1. Data Ingestion : Data is collected from multiple sources such as transactional databases, SaaS applications, APIs, logs, or IoT devices.

2. Data Processing and Transformation : Raw data is cleaned, formatted, enriched, and transformed to match business and analytical requirements.

3. Data Storage : Processed data is stored in data lakes or data warehouses, often on cloud platforms.

4. Data Consumption : The final data is consumed by dashboards, reports, AI models, or downstream applications.

These steps may run in batch mode, real time, or a combination of both, depending on the use case.

Why Data Pipelines Matter

Data pipelines enable organizations to:

Maintain consistent and repeatable data flows
Support analytics and business intelligence
Power machine learning and AI models
Generate regulatory and financial reports
Reduce manual data handling and errors

When data pipelines operate correctly, teams can rely on data for decision-making. When they fail, the impact spreads quickly across the organization.

Common Challenges with Data Pipelines

Many organizations assume their data pipelines are reliable because jobs complete successfully, and systems show no errors.
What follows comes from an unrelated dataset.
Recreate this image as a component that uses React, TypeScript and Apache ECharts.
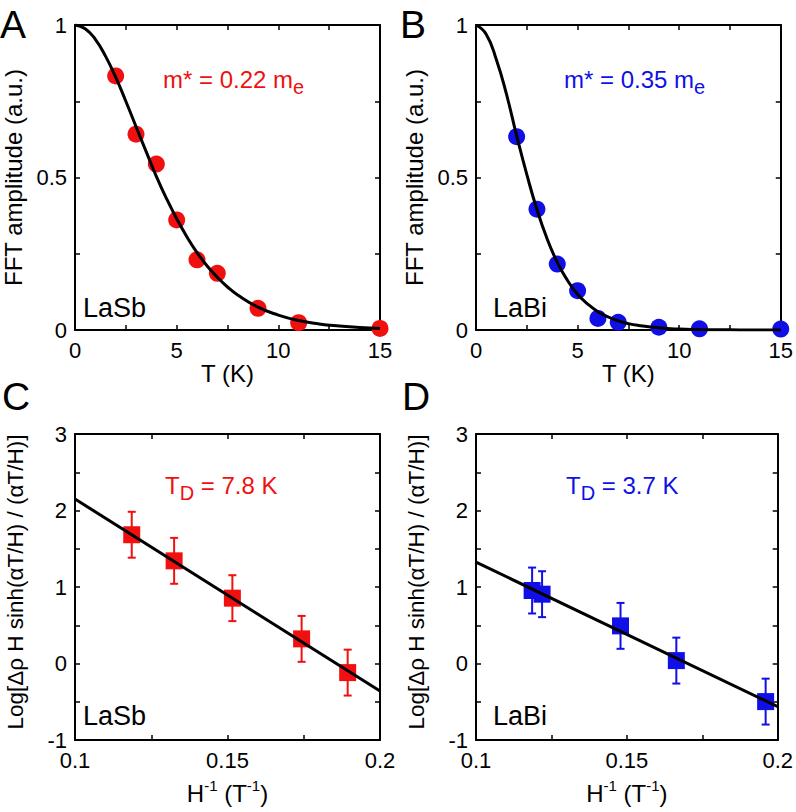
import React, { useEffect, useRef } from 'react';
import * as echarts from 'echarts';

// ---- Panel A / B : FFT amplitude vs T ----
const tempA = [2, 3, 4, 5, 6, 7, 9, 11, 15];
const ampLaSb = [0.833, 0.642, 0.544, 0.361, 0.23, 0.186, 0.071, 0.024, 0.005];
const tempB = [2, 3, 4, 5, 6, 7, 9, 11, 15];
const ampLaBi = [0.634, 0.396, 0.216, 0.129, 0.038, 0.025, 0.009, 0.004, 0.003];
const fitT = [0, 0.5, 1, 1.5, 2, 2.5, 3, 3.5, 4, 4.5, 5, 5.5, 6, 6.5, 7, 7.5, 8, 9, 10, 11, 12, 13, 14, 15];
const fitLaSb = [1, 0.988, 0.953, 0.898, 0.829, 0.75, 0.667, 0.585, 0.504, 0.431, 0.365, 0.306, 0.254, 0.21, 0.173, 0.141, 0.115, 0.075, 0.049, 0.031, 0.02, 0.013, 0.008, 0.005];
const fitLaBi = [1, 0.97, 0.887, 0.773, 0.637, 0.51, 0.395, 0.299, 0.222, 0.163, 0.117, 0.085, 0.06, 0.043, 0.03, 0.021, 0.015, 0.007, 0.003, 0.0015, 0.0007, 0.0003, 0.0001, 0.00005];

// ---- Panel C / D : Dingle plots ----
const invH_C = [0.1186, 0.1325, 0.1516, 0.1743, 0.1894];
const logC = [1.683, 1.342, 0.854, 0.322, -0.119];
const errC = [0.3, 0.3, 0.3, 0.3, 0.3];
const fitX_C = [0.1, 0.2];
const fitY_C = [2.15, -0.36];
const invH_D = [0.1186, 0.1219, 0.1479, 0.1664, 0.196];
const logD = [0.954, 0.906, 0.492, 0.038, -0.498];
const errD = [0.3, 0.3, 0.3, 0.3, 0.3];
const fitX_D = [0.1, 0.2];
const fitY_D = [1.325, -0.564];

const RED = '#f01010';
const BLUE = '#1010e6';
const FONT = '"Liberation Sans", Arial, Helvetica, sans-serif';

const zip = (a: number[], b: number[]) => a.map((v, i) => [v, b[i]]);

function fmtStep(step: number) {
  return (v: number) => {
    const r = v / step;
    if (Math.abs(r - Math.round(r)) > 1e-6) return '';
    return String(+v.toFixed(3));
  };
}

function xAxes(grid: number, min: number, max: number, interval: number, labelStep: number, name: any, gap: number, rich?: any) {
  const base = {
    type: 'value', gridIndex: grid, min, max, interval,
    axisLine: { show: true, onZero: false, lineStyle: { color: '#000', width: 2 } },
    axisTick: { show: true, inside: true, length: 5, lineStyle: { color: '#000', width: 1.5 } },
    splitLine: { show: false },
  };
  return [
    {
      ...base, position: 'bottom',
      axisLabel: { show: true, color: '#000', fontSize: 22, fontFamily: FONT, margin: 9, formatter: fmtStep(labelStep) },
      name, nameLocation: 'middle', nameGap: gap,
      nameTextStyle: { color: '#000', fontSize: 24, fontFamily: FONT, verticalAlign: 'top', rich },
    },
    { ...base, position: 'top', axisLabel: { show: false } },
  ];
}

function yAxes(grid: number, min: number, max: number, interval: number, labelStep: number, name: string, gap: number, size: number, pad: number[]) {
  const base = {
    type: 'value', gridIndex: grid, min, max, interval,
    axisLine: { show: true, onZero: false, lineStyle: { color: '#000', width: 2 } },
    axisTick: { show: true, inside: true, length: 5, lineStyle: { color: '#000', width: 1.5 } },
    splitLine: { show: false },
  };
  return [
    {
      ...base, position: 'left',
      axisLabel: { show: true, color: '#000', fontSize: 22, fontFamily: FONT, margin: 8, formatter: fmtStep(labelStep) },
      name, nameLocation: 'middle', nameGap: gap,
      nameTextStyle: { color: '#000', fontSize: size, fontFamily: FONT, padding: pad },
    },
    { ...base, position: 'right', axisLabel: { show: false } },
  ];
}

function errorBars(xi: number, x: number[], y: number[], e: number[], color: string) {
  return {
    type: 'custom', xAxisIndex: xi, yAxisIndex: xi,
    data: x.map((v, i) => [v, y[i] - e[i], y[i] + e[i]]),
    encode: { x: 0, y: [1, 2] },
    renderItem: (_p: any, api: any) => {
      const lo = api.coord([api.value(0), api.value(1)]);
      const hi = api.coord([api.value(0), api.value(2)]);
      const cap = 4;
      const st = { stroke: color, lineWidth: 2 };
      return {
        type: 'group',
        children: [
          { type: 'line', shape: { x1: lo[0], y1: lo[1], x2: hi[0], y2: hi[1] }, style: st },
          { type: 'line', shape: { x1: lo[0] - cap, y1: lo[1], x2: lo[0] + cap, y2: lo[1] }, style: st },
          { type: 'line', shape: { x1: hi[0] - cap, y1: hi[1], x2: hi[0] + cap, y2: hi[1] }, style: st },
        ],
      };
    },
  };
}

const supRich = {
  a: { fontSize: 24, fontFamily: FONT, color: '#000', lineHeight: 30 },
  s: { fontSize: 15, fontFamily: FONT, color: '#000', lineHeight: 14, verticalAlign: 'top' },
};

function subText(x: number, y: number, parts: [string, string, string], color: string) {
  return {
    type: 'text', x, y,
    style: {
      text: `{a|${parts[0]}}{b|${parts[1]}}{a|${parts[2]}}`,
      textVerticalAlign: 'top',
      rich: {
        a: { fontSize: 24, fontFamily: FONT, fill: color, color, lineHeight: 30, verticalAlign: 'top' },
        b: { fontSize: 20, fontFamily: FONT, fill: color, color, lineHeight: 10, verticalAlign: 'bottom' },
      },
    },
  };
}

function plainText(x: number, y: number, text: string, size: number) {
  return {
    type: 'text', x, y,
    style: { text, fill: '#000', fontSize: size, fontFamily: FONT, textVerticalAlign: 'middle' },
  };
}

export default function App() {
  const ref = useRef<HTMLDivElement>(null);
  useEffect(() => {
    document.body.style.margin = '0';
    const chart = echarts.init(ref.current!, null, { renderer: 'svg' });
    const hName = '{a|H}{s|-1}{a| (T}{s|-1}{a|)}';
    const dingle = 'Log[Δρ H sinh(αT/H) / (αT/H)]';
    const option: any = {
      animation: false,
      backgroundColor: '#fff',
      grid: [
        { left: 75, top: 25, width: 305, height: 305 },
        { left: 476, top: 25, width: 306, height: 305 },
        { left: 75, top: 434, width: 305, height: 306 },
        { left: 476, top: 434, width: 305, height: 306 },
      ],
      xAxis: [
        ...xAxes(0, 0, 15, 2.5, 5, 'T (K)', 27),
        ...xAxes(1, 0, 15, 2.5, 5, 'T (K)', 27),
        ...xAxes(2, 0.1, 0.2, 0.025, 0.05, hName, 38, supRich),
        ...xAxes(3, 0.1, 0.2, 0.025, 0.05, hName, 38, supRich),
      ],
      yAxis: [
        ...yAxes(0, 0, 1, 0.25, 0.5, 'FFT amplitude (a.u.)', 50, 24, [0, 0, 0, 0]),
        ...yAxes(1, 0, 1, 0.25, 0.5, 'FFT amplitude (a.u.)', 50, 24, [0, 0, 0, 0]),
        ...yAxes(2, -1, 3, 0.5, 1, dingle, 48, 22.5, [0, 0, 0, 10]),
        ...yAxes(3, -1, 3, 0.5, 1, dingle, 48, 22.5, [0, 0, 0, 10]),
      ],
      series: [
        { type: 'scatter', xAxisIndex: 0, yAxisIndex: 0, data: zip(tempA, ampLaSb), symbol: 'circle', symbolSize: 17, itemStyle: { color: RED, opacity: 1 } },
        { type: 'line', xAxisIndex: 0, yAxisIndex: 0, data: zip(fitT, fitLaSb), smooth: true, showSymbol: false, lineStyle: { color: '#000', width: 3 } },
        { type: 'scatter', xAxisIndex: 2, yAxisIndex: 2, data: zip(tempB, ampLaBi), symbol: 'circle', symbolSize: 17, itemStyle: { color: BLUE, opacity: 1 } },
        { type: 'line', xAxisIndex: 2, yAxisIndex: 2, data: zip(fitT, fitLaBi), smooth: true, showSymbol: false, lineStyle: { color: '#000', width: 3 } },
        errorBars(4, invH_C, logC, errC, RED),
        { type: 'scatter', xAxisIndex: 4, yAxisIndex: 4, data: zip(invH_C, logC), symbol: 'rect', symbolSize: 17, itemStyle: { color: RED, opacity: 1 } },
        { type: 'line', xAxisIndex: 4, yAxisIndex: 4, data: zip(fitX_C, fitY_C), showSymbol: false, lineStyle: { color: '#000', width: 3 } },
        errorBars(6, invH_D, logD, errD, BLUE),
        { type: 'scatter', xAxisIndex: 6, yAxisIndex: 6, data: zip(invH_D, logD), symbol: 'rect', symbolSize: 17, itemStyle: { color: BLUE, opacity: 1 } },
        { type: 'line', xAxisIndex: 6, yAxisIndex: 6, data: zip(fitX_D, fitY_D), showSymbol: false, lineStyle: { color: '#000', width: 3 } },
      ],
      graphic: [
        plainText(0, 24, 'A', 39),
        plainText(400, 24, 'B', 39),
        plainText(2, 396, 'C', 39),
        plainText(402, 396, 'D', 39),
        subText(163, 67, ['m* = 0.22 m', 'e', ''], RED),
        subText(564, 67, ['m* = 0.35 m', 'e', ''], BLUE),
        subText(165, 473, ['T', 'D', ' = 7.8 K'], RED),
        subText(566, 473, ['T', 'D', ' = 3.7 K'], BLUE),
        plainText(83, 308, 'LaSb', 27),
        plainText(493, 308, 'LaBi', 27),
        plainText(83, 716, 'LaSb', 27),
        plainText(493, 716, 'LaBi', 27),
      ],
    };
    chart.setOption(option);
    return () => chart.dispose();
  }, []);
  return <div ref={ref} style={{ position: 'absolute', left: 0, top: 0, width: 796, height: 812 }} />;
}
However, this often hides deeper issues.

Common data pipeline problems include:

Silent data errors that don’t trigger failures
Schema changes that break downstream logic
Incomplete or duplicate records
Data drift affecting AI models
Incorrect transformations or business rules

These issues may not stop pipelines from running, but they can severely impact data accuracy and trust.

Understanding Data Pipelines: Definition and Key Components

Beyond Movement: Trust in Data Pipelines

Moving data from one system to another is only part of the equation. Modern data pipelines must also ensure that the data being delivered is accurate, consistent, and usable.

This requires:

Continuous data validation
Monitoring data behavior, not just job status
Detecting anomalies and inconsistencies early
Preventing bad data from reaching downstream systems

This is where platforms like FirstEigen play a critical role.

How FirstEigen Supports Reliable Data Pipelines

FirstEigen strengthens data pipelines by adding autonomous data validation and observability across the entire pipeline lifecycle.

Instead of relying on static rules or manual checks, FirstEigen uses AI to learn normal data patterns and identify deviations automatically. This allows teams to detect silent data issues even when pipelines appear to function normally.

Key benefits include:

End-to-end visibility across data pipelines
Early detection of data quality issues
Reduced manual rule creation
Improved confidence in analytics and AI outputs

By focusing on data trust rather than just pipeline execution, FirstEigen helps organizations prevent downstream failures.

Characteristics of Strong Data Pipelines

Reliable data pipelines typically share the following traits:

Automation across ingestion, transformation, and delivery
Scalability to handle growing data volumes
Continuous validation of data quality
Minimal manual intervention
Clear visibility into data health

Organizations that invest in these capabilities experience fewer data issues and faster decision-making.

Why Data Pipelines Need More Than Monitoring

Traditional monitoring tools focus on whether pipelines run successfully. However, a successful run does not guarantee correct data.

Trusted data pipelines require:

Validation of content, not just completion
Detection of silent and logical errors
Proactive alerts before business impact

FirstEigen addresses this gap by validating data itself, not just pipeline processes.

Conclusion

A data pipeline is the foundation that enables organizations to collect, process, and use data at a scale. While moving data efficiently is essential, ensuring that data is accurate and trustworthy is just as important.

By combining data pipelines with autonomous validation and observability, platforms like FirstEigen help organizations build reliable data systems that support analytics, AI, and business decisions with confidence.